There are many companies out there that offer debt consolidation loan. However, many of them still charge high interest.

A better option is a line of credit from your local banks or credit unions. Credit unions usually have more competitive rates and easier qualification requirements than bigger national banks.

If you qualify for a personal line of credit, you can use this line of credit, which acts like a credit card, to pay off your high interest-rate debt faster.

If you are a homeowner, you can also consider taking out a low-interest home equity line of credit to pay off your debt. Although the home equity line of credit is still debt, the interest accrued is usually tax-deductible. As always, check with your CPA to be sure.

Plus, you'll always have an emergency fund available.

A line of credit allows you to take out only what you need. You don’t have to take the full line of credit out like a loan.

Another benefit of a line of credit over conventional loan is the interest accumulation. In a conventional LOAN, such as mortgage, car loan, personal loans, interest is calculated by amortization. Your payment is the same every month for the duration of the loan, but you’ll be paying more interest in the beginning, which means you’ll pay off your loan slowly.
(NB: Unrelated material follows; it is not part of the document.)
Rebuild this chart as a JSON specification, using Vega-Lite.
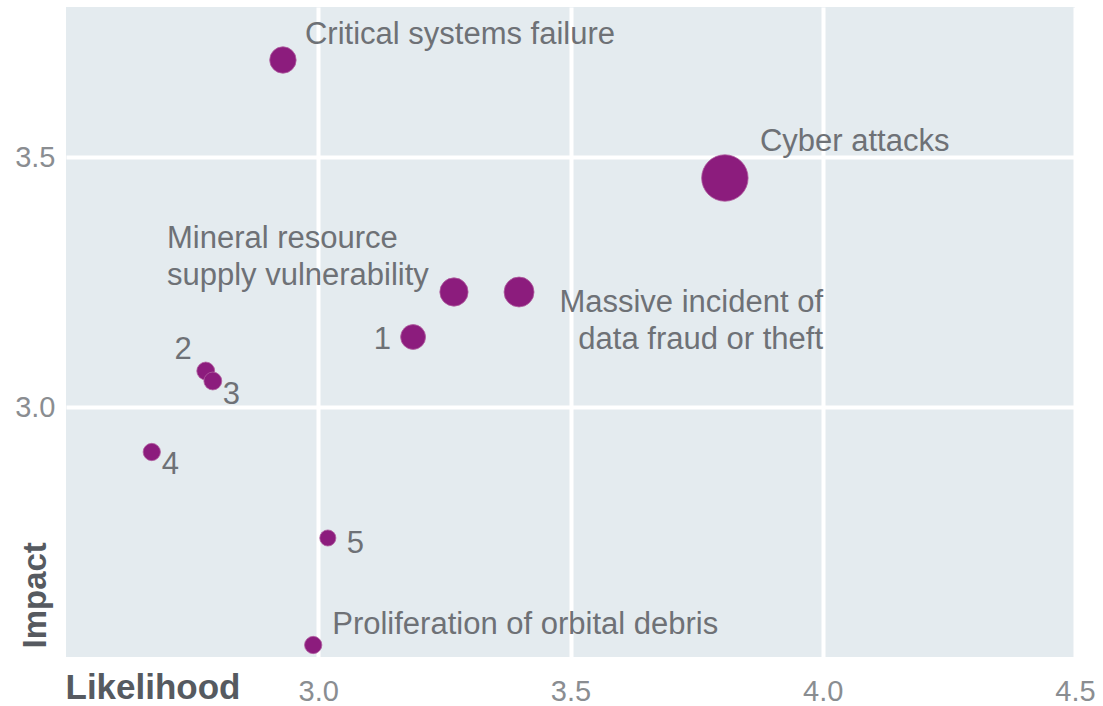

On the other hand, interest on any line of credit is calculated as simple interest, which means you only pay interest on just the portion of the loan that you borrow. And interest is calculated on a daily basis. So if you use your line of credit like your checking account - putting your income into the line to bring down the balance, you'll pay less interest. Because it is a line, you have to flexibility to use the credit each month, as long as responsibility is exercised.

A friend of mine paid off $8,000 debt in just one month with his $12,000 personal line of credit. He uses the money from the line of credit to pay off his outstanding personal loan, which is the $9,000. Then he just keep attacking his line of credit balance with his cash flow.

When he is putting his monthly income into the personal line of credit, that deposit is considered his payment, which is obviously greater that the minimal payment. So that helps to improve his credit score.

3. Pay off your mortgage in 7 years with a home equity line of credit.

If you have a mortgage, try to pay it off as quickly as you can by paying additional principal each month. Don’t refinance, even if the rate is better.

When you refinance, you’ll repeat all the escrow, appraisal and closing costs. Besides, refinancing means you re-start your 30-year all over again, which means you’ll be paying mostly interest, which does not help you pay off your mortgage.

4. Make more money by starting a side gig or business

Now we have a few strategies in place, we need to look into making more money to help speed up your debt elimination process.

Think about it. You got into this position in the very beginning because you’re spending money that you don’t have. So it makes sense to find ways to make up this money and get yourself out of debt.

Being an uber driver is one of the easiest way to make money right away. You just need to have a functional 4-door car with all legal license, insurance and inspection, etc. Download the apps, register and you’re good to go. You get paid once a week. You can easily get $20 an hour taking people to their destinations and meeting new people.

You can also join the cause in revolutionizing the financial industry. You’ll earn while you learn financial concepts and help families like yours become financially independent. Pay is handsome.

Debt consolidation does not need to be complicated. It requires discipline and determination. Retire your credit cards and focus on making money.